Source code of charts
========================

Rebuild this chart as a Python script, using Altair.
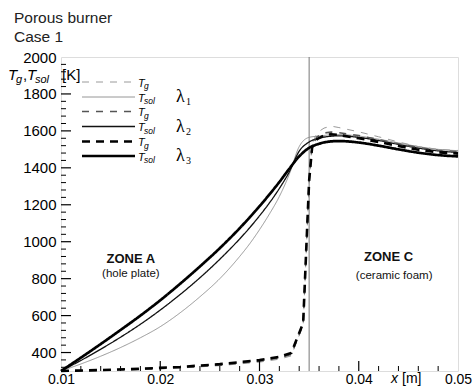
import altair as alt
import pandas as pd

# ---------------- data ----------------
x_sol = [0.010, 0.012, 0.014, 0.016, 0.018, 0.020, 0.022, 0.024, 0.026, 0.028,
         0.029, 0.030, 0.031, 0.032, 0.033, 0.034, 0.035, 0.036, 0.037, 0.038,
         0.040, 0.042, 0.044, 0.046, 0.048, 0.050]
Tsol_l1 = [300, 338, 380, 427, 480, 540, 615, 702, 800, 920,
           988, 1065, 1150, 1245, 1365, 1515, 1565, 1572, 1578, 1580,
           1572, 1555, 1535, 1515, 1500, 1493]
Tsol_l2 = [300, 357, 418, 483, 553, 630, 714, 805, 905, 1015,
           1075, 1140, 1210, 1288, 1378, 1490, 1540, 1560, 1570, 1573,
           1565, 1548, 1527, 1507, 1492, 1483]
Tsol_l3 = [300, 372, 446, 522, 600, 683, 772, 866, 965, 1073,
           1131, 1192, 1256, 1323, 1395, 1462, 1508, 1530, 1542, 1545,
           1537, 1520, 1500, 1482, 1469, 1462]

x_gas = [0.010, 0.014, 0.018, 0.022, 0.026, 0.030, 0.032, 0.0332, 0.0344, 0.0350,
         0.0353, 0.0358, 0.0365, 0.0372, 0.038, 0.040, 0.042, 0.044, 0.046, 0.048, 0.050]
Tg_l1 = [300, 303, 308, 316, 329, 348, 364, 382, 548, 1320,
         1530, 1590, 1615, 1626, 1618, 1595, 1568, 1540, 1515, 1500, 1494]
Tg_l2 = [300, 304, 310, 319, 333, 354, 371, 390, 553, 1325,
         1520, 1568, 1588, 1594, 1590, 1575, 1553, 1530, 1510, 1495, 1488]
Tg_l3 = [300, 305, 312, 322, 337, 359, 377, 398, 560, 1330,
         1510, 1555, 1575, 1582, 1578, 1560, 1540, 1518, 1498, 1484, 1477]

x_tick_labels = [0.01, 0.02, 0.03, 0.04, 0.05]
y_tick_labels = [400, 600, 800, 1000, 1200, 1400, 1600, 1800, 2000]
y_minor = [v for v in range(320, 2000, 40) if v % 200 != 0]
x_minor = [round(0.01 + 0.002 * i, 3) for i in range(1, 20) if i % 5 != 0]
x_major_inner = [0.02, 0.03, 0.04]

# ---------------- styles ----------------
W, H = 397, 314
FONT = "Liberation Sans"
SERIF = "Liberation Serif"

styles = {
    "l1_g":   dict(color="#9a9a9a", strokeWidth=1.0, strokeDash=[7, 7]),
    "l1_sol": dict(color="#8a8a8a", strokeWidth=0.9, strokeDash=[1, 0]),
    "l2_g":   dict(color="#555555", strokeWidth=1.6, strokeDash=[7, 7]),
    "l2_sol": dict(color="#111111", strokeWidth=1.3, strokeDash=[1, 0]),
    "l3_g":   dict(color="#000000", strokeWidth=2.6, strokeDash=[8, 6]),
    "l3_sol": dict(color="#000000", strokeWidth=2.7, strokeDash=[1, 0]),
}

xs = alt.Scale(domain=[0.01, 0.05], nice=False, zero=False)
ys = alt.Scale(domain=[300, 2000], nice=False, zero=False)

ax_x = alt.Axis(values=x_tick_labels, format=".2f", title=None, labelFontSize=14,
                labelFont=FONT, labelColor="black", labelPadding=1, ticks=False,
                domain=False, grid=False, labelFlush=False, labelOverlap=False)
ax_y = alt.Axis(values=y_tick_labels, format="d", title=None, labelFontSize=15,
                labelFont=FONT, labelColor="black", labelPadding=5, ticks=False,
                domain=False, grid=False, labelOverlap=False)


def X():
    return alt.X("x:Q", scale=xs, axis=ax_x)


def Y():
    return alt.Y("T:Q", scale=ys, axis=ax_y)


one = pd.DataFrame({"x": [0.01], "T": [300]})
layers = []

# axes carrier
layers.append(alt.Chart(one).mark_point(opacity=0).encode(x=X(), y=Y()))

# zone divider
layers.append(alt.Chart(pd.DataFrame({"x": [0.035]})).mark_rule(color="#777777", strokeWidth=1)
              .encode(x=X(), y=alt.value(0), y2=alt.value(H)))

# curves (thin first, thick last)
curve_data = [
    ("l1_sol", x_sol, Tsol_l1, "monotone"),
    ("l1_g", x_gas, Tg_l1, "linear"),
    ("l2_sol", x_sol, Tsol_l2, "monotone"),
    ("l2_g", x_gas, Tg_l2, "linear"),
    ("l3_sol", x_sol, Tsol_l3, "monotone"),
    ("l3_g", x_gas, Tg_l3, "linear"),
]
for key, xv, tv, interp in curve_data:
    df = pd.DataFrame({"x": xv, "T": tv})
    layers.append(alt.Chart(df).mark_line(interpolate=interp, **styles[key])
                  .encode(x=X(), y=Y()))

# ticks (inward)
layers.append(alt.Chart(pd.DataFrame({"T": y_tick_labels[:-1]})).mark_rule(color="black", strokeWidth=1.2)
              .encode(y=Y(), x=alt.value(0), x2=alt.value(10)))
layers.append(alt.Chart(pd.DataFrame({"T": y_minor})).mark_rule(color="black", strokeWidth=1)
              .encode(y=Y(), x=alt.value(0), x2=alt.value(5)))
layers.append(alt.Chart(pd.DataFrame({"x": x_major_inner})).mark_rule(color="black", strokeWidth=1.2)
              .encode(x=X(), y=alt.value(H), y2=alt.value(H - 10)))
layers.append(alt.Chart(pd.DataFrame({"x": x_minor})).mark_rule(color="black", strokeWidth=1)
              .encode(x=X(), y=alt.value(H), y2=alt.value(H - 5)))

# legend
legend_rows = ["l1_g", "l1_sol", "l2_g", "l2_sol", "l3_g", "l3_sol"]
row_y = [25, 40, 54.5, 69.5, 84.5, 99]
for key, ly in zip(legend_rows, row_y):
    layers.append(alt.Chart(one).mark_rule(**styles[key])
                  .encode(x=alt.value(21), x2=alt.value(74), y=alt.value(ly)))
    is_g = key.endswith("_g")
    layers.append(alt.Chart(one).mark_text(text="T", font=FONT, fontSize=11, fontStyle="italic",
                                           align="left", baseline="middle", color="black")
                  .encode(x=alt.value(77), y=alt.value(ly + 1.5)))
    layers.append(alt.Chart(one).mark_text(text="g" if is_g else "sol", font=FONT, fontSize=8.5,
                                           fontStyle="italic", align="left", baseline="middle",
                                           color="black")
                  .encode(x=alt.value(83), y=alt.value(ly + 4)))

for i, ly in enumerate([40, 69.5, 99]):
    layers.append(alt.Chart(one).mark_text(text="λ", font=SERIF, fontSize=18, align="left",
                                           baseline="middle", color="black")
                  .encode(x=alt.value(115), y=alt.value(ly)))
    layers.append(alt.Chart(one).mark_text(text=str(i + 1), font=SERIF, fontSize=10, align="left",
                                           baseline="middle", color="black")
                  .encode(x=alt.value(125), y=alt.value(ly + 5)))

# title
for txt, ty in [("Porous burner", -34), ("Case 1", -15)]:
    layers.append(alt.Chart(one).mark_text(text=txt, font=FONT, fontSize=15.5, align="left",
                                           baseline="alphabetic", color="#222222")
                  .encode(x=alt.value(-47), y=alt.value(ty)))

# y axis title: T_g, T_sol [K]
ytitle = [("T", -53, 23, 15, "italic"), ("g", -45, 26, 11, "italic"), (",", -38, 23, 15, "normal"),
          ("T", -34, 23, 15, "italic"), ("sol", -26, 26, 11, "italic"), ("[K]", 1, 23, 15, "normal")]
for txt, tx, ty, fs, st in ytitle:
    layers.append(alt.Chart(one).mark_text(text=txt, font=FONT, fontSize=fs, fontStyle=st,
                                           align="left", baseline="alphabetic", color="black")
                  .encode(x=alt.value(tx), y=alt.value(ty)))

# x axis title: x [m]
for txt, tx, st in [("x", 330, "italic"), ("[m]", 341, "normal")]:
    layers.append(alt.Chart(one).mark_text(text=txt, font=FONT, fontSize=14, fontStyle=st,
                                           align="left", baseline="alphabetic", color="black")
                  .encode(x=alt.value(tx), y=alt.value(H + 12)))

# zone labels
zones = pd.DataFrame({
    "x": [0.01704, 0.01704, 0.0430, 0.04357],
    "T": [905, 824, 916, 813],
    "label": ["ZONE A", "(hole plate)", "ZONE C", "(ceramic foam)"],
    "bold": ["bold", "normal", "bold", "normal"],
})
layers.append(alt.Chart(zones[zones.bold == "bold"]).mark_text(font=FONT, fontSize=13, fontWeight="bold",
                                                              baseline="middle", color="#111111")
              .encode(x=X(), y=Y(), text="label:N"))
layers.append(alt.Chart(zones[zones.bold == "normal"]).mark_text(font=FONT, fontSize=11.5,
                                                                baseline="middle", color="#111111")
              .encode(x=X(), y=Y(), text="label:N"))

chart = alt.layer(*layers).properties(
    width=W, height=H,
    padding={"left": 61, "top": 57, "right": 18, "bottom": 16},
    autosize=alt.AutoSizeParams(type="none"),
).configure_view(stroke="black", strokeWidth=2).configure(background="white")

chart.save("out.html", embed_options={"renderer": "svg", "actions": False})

========================

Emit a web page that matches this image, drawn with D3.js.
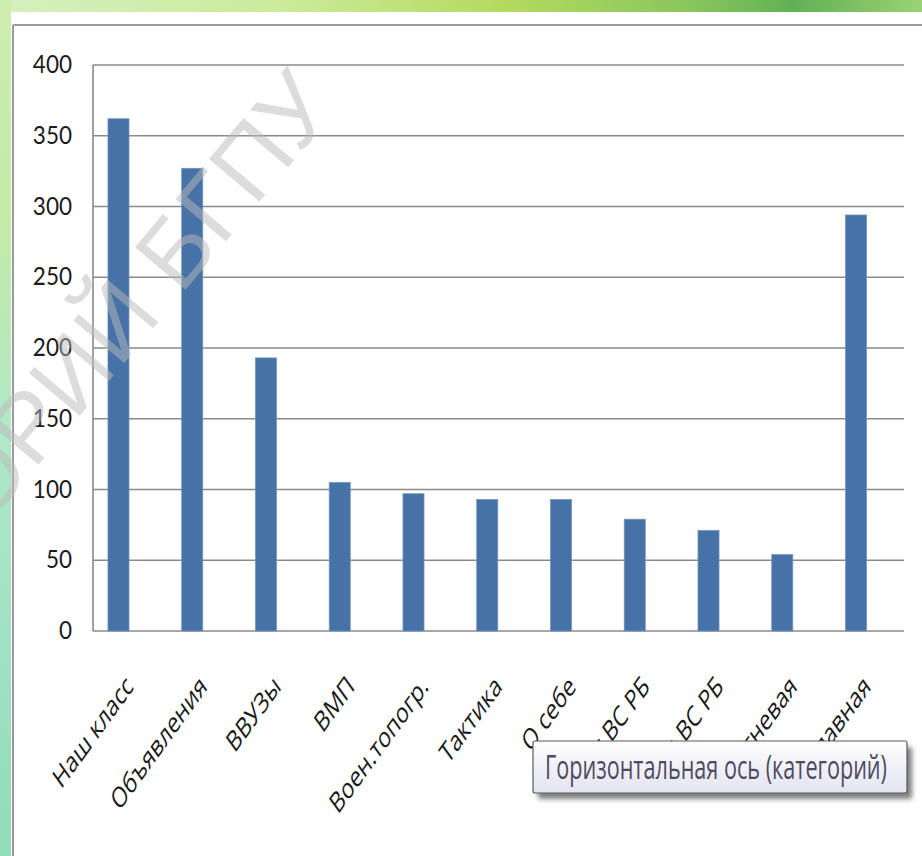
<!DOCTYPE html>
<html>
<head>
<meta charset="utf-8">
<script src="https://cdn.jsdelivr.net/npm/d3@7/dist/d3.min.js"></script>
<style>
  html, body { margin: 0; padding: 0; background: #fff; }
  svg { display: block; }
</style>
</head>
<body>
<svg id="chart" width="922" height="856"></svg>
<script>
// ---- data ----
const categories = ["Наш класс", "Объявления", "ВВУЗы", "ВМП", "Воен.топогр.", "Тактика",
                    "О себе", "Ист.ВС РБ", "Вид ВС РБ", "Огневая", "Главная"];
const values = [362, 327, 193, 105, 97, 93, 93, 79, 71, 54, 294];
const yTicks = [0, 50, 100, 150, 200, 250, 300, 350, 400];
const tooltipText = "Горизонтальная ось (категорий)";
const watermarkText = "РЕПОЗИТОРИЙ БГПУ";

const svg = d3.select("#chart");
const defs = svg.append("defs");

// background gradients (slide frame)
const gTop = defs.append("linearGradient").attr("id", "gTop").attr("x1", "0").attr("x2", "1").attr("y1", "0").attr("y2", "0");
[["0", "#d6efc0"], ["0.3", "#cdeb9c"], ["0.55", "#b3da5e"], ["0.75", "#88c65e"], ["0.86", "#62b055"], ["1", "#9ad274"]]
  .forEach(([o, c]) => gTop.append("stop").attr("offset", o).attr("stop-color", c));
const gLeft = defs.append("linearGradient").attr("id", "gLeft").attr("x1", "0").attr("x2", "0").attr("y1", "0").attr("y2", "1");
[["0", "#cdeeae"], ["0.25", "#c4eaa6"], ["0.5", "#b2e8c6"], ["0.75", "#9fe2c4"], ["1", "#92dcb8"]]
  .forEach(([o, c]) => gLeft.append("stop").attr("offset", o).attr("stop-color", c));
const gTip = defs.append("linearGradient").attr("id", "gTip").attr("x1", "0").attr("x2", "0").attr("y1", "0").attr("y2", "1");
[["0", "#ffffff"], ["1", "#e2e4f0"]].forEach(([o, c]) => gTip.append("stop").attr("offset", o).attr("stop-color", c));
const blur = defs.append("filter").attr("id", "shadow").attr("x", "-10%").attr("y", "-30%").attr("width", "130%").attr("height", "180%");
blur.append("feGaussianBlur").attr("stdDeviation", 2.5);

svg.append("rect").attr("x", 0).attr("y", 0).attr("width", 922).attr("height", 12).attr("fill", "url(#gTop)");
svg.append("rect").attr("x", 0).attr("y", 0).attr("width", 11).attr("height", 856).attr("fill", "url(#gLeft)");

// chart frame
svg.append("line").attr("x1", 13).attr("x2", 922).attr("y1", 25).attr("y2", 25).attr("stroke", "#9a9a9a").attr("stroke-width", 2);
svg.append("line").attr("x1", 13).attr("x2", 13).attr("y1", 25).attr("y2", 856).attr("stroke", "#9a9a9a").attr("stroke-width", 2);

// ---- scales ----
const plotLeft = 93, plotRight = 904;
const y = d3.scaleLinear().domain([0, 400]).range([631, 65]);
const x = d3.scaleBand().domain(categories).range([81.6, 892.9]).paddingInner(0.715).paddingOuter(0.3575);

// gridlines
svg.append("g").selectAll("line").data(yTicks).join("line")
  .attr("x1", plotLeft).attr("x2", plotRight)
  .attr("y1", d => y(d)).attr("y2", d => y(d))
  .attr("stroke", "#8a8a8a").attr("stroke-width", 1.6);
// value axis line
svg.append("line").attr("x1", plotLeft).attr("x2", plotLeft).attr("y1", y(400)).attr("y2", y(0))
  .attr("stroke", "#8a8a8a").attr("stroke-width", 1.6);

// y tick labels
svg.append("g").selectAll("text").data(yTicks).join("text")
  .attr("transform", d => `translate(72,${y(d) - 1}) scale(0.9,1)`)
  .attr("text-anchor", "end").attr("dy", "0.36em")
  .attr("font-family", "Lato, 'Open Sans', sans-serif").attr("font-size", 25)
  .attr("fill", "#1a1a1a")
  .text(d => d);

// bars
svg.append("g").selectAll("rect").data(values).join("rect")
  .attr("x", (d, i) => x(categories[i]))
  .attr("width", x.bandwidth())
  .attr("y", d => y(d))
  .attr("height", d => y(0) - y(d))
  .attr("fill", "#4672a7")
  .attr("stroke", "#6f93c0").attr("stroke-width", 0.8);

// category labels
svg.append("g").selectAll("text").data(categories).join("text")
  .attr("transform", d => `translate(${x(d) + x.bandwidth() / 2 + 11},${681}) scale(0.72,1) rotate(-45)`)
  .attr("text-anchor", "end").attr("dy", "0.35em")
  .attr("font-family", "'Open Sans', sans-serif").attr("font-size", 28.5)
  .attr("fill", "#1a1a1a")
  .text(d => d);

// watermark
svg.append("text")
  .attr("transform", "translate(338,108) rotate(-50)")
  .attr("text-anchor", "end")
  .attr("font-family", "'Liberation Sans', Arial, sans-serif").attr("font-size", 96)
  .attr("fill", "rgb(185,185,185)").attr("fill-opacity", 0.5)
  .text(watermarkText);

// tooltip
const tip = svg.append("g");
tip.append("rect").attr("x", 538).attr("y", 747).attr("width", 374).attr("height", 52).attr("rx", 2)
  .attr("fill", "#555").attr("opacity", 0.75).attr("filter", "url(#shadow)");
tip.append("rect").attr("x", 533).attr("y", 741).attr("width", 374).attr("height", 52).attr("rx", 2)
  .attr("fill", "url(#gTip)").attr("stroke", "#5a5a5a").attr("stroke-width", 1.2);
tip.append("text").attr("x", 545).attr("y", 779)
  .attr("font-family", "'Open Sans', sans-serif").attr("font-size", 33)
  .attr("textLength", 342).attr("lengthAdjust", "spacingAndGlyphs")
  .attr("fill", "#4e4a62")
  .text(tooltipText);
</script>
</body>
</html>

========================

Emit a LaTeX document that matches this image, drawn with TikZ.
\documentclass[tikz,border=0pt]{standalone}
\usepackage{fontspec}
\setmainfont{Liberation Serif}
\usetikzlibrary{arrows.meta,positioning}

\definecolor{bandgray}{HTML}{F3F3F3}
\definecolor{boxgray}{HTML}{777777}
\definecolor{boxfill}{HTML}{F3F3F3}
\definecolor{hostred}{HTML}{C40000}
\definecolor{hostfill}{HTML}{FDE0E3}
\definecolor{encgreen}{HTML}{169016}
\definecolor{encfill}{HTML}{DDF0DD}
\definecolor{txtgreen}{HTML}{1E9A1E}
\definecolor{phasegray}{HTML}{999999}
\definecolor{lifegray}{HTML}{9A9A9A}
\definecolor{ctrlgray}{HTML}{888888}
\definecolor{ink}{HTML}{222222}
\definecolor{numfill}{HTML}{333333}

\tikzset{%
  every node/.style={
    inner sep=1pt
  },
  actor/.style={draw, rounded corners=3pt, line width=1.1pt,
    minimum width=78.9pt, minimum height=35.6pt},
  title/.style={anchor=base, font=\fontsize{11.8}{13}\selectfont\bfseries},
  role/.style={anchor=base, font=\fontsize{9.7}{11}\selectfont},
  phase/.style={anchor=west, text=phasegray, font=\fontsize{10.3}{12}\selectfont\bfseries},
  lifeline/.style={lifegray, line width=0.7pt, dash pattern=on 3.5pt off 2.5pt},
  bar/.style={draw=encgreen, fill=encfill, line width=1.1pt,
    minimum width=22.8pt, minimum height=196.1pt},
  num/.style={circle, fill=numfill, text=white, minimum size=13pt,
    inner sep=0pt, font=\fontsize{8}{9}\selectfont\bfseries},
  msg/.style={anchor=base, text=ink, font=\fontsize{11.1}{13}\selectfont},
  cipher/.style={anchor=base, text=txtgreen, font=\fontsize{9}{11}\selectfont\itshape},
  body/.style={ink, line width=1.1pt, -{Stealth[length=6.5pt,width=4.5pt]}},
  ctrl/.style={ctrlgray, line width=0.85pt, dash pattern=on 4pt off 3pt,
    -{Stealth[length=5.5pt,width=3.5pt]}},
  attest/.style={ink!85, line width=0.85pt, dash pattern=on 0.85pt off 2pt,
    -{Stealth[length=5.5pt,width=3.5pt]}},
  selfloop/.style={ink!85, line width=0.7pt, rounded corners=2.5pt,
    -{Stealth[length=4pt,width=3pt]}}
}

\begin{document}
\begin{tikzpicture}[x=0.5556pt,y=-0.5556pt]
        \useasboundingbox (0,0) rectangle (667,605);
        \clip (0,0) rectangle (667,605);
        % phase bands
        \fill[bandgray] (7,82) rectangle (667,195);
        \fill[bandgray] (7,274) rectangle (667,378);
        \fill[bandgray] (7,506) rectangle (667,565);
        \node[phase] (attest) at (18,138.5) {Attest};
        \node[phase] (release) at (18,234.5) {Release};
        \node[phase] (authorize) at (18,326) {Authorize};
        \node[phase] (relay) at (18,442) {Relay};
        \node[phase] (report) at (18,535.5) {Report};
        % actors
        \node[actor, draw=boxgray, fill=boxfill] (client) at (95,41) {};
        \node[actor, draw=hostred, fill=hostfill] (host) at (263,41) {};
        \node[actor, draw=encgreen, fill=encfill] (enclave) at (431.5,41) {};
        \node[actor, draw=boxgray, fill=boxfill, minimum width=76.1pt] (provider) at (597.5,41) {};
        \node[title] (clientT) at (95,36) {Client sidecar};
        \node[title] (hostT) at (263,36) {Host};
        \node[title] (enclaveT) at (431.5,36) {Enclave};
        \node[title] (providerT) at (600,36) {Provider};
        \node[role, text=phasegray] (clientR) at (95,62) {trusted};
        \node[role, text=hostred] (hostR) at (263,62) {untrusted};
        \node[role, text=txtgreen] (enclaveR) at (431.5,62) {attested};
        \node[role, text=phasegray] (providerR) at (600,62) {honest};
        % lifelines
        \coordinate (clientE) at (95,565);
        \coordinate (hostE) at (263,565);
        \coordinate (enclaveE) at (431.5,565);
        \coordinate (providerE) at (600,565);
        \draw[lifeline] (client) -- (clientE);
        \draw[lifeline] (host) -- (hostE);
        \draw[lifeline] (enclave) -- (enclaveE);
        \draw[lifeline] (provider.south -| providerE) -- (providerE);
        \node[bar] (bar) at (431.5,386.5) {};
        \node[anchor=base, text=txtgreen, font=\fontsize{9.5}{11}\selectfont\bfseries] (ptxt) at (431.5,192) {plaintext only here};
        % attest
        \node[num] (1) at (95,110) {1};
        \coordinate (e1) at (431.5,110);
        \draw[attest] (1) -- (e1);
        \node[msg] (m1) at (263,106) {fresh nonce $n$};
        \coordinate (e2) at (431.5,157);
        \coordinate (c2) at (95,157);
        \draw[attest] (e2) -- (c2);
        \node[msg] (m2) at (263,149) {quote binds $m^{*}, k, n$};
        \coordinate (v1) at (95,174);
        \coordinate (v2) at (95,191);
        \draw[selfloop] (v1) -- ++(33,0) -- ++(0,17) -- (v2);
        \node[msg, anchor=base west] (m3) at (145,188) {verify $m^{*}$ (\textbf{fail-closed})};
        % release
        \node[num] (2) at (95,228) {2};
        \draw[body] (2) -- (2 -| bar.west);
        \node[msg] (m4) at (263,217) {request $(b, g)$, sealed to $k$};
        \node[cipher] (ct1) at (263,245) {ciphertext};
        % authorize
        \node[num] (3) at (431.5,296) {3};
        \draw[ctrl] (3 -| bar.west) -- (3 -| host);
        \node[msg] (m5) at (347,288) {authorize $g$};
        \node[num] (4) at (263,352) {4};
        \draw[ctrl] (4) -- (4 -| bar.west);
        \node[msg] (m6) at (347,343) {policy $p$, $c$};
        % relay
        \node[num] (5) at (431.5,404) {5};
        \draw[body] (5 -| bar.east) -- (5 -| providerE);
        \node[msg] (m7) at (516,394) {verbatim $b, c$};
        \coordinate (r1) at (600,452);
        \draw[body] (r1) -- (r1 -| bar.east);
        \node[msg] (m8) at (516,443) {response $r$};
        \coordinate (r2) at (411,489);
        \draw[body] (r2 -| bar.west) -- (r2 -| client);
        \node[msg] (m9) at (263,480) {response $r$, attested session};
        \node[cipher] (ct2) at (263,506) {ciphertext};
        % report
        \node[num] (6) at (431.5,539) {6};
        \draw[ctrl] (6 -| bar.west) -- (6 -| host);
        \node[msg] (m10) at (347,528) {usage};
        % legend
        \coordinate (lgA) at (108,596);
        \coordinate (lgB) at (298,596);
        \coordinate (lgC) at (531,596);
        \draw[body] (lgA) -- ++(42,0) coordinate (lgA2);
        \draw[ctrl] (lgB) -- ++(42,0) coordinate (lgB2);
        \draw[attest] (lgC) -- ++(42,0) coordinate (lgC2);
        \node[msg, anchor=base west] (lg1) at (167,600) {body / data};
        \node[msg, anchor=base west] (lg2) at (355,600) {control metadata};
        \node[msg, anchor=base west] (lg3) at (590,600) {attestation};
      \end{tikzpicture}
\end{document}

========================

→ **What is being asked**
Only the lines from "Rebuild this chart" through "import pandas as pd" should appear in your output, copied exactly with both end lines, and with no pictures.

→ **Answer to the problem**
Rebuild this chart as a Python script, using Altair.
import altair as alt
import pandas as pd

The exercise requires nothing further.